Earlier scholarly engagement with this passage has debated the contextual meaning of mystērion for Paul. Many argue that mystērion draws exclusively from the language of Second Temple apocalypticism (Von Soden 1911; Deden 1936; Brown 1968). Harvey’s 1980 study occupies a more nuanced position, believing that the Jewish context can explain the mystērion in Corinthians, but that Paul was aware of the term’s Greek resonance. Others show that the Septuagint (Wisd. 8.4) and other Hellenized Jews (Joseph. Ap. 2.189 and Philo Cher. 42ff.) all demonstrate familiarity with the Greek mystery cults and the language that surrounds them (Smith 1990; Bremmer 2014).
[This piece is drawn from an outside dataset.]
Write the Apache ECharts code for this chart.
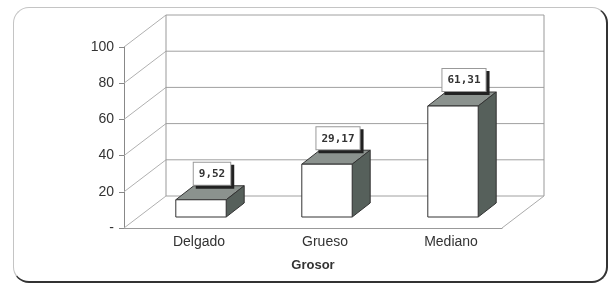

The implications of their arguments broaden the scope of meaning for both Paul’s mystērion and the trumpet that accompanies its revelation.

Like the mystērion, the trumpet (salpinx) is situated at intersecting cultural backgrounds, recalling both the Greek instrument and the Hebrew hatsoerah (Kolyada 2014). Because the hatsoerah figures prominently in Second Temple narratives of apocalyptic battles, Paul’s salpinx must have resonance in Jewish eschatology (Gladd 2008). Seeing, however, that Josephus (JA 3.291) and Plutarch (Mor. 671e) use salpinx to describe both the Jewish and the Greek trumpet, the trumpet in Corinthians can have both connotations. I argue that the role of the Greek salpinx in the worship of Dionysus, as evident in the rites of the god’s katabasis and anabasis at Lerna and the chthonic Anthesteria (Nordquist 1996; Piérart 1996), informs its appearance in Paul’s letter, strengthening the appeal of the thematically related resurrection narrative to his formerly polytheist Greek audience. Others have argued for recognizing Dionysiac language in Paul (Seaford 2017; Kroeger and Kroeger 1978), but the implications of this strategic employment of ritual imagery have yet to find resonance in the role of the eschatological salpinx. In drawing from both the Jewish apocalyptic and Dionysiac imagery of the salpinx, Paul plays on the cross-cultural connections of a single instrument. Recognizing this interplay not only broadens the multivalent meaning that the salpinx could have in Roman Greece, but also locates the vocabulary of Paul’s theological developments at the intersection of apocalyptic Judaism and mystery cult ritual.